In law, HPE makes its claims against Lynch and Hussain under schedule 10A of the Financial Services and Markets Act 2000*, section 2(1) of the Misrepresentation Act 1967 and for direct financial losses suffered by two Autonomy subsidiaries, allegedly as a result of Lynch and Hussain’s actions.

It says that Lynch and Hussain breached their "fiduciary duties and contractual duties owed… as employees" of HPE and its Autonomy subsidiary. HPE valued the claim at £3.3bn: this was equivalent to $5.1bn in 2015 when the case was first filed but is now $4.3bn at today's exchange rates.

It was all above board, guv

Lynch and Hussain adopted mostly similar defences. The key plank of Lynch's defence is that Autonomy auditors Deloitte signed off everything he and his company did in accounting terms, meaning that it was all above board. Hussain broadly says the same thing.

When it bought Autonomy in August 2011, HP** did not wait for audit firm KPMG to deliver a final due diligence report before going ahead with the buyout. Lynch's argument is that it was obvious HP would have full access to Autonomy's financial data after the buyout. The inference he wants the High Court to draw is that evidence of fraud would have been immediately at HP's fingertips once the buyout was done, making it less likely to have been committed in the first place.

After the buyout Autonomy continued its sales and accounting practices just as it did under his ownership, alleges Lynch, and in his view this means they could not have been deliberately deceptive because HP managers should have noticed if they were.

What really happened, according to Lynch, was HP badly mismanaged Autonomy after the buyout and used Autonomy as a financial scapegoat to publicly blame for its falling share price. In its desperation to stave off public criticism, claims Lynch, HP sued him and Hussain to save its management's blushes.

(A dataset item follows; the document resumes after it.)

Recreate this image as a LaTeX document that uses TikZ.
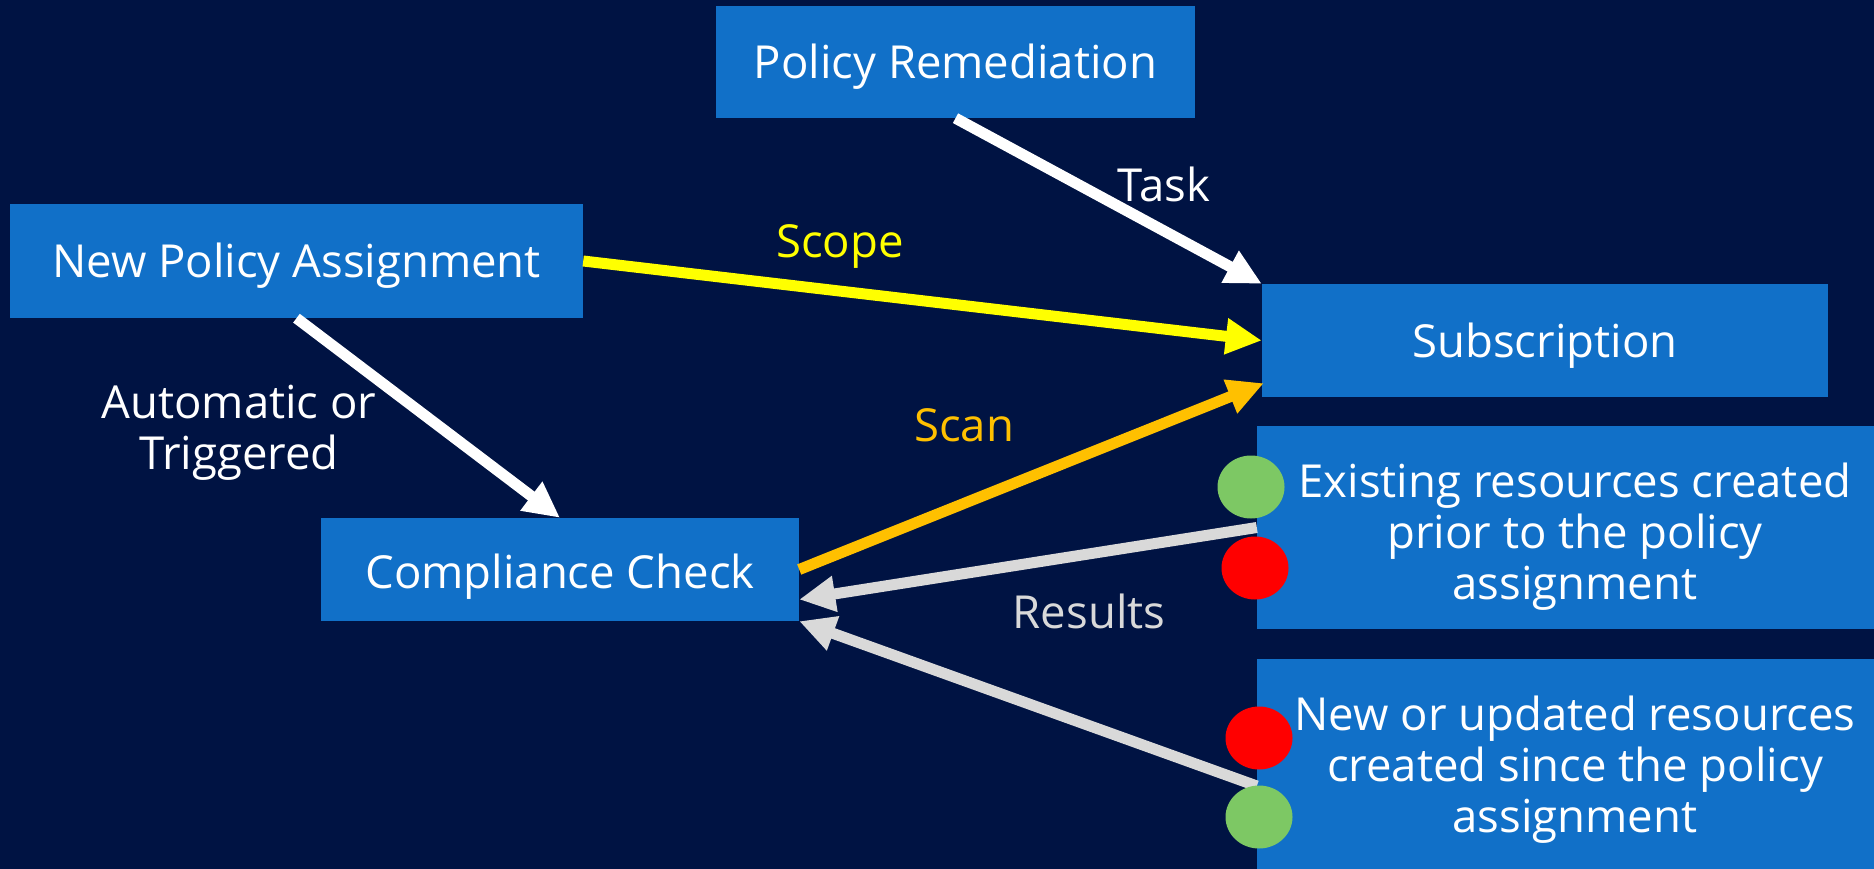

As for Hussain, he has said comparatively little to this trial because he is saving his legal big guns for the US criminal proceedings against him. Having been found guilty in America, Hussain is mounting an appeal.

At the end of the 94-day long court hearing, Mr Justice Hildyard said:

Well, this is a rather curious moment. It has been a very long haul. Each of you [lead barristers Laurence Rabinowitz QC for HPE, Robert Miles QC for Lynch and Paul Casey for Hussain] has put in a Herculean effort with your teams and I am extremely grateful for it. I couldn’t have been better served by either side, any of the sides. I am very grateful indeed.

Rounding off proceedings at 5.08pm on 15 January 2020, the judge concluded: "It may not surprise you that I shall reserve my judgment."

The Register expects judgment will be handed down by May, though nothing is ever certain until it's made public. Although the trial has ended, our coverage will continue with in-depth reporting of the expert accounting witnesses' reports and their live testimony from earlier in the case. ®

Bootnotes

* Pronounced "fizzma" by the cool kids.

** Hewlett Packard Inc was what the company was called in 2011. In 2015 HP split in half, becoming Hewlett Packard Enterprise (HPE) and HP Inc (HPI, flogging printers and PCs). HPE continued with the Autonomy Trial litigation.

*** During the five years since HP first filed the Autonomy Trial claim its value has shrunk by a billion dollars. The original claim form valued the case at £3.3bn which, at the time, was $5.1bn. Currency market movements since, however, mean that sterling sum is now worth a not-very-trifling $4.3bn.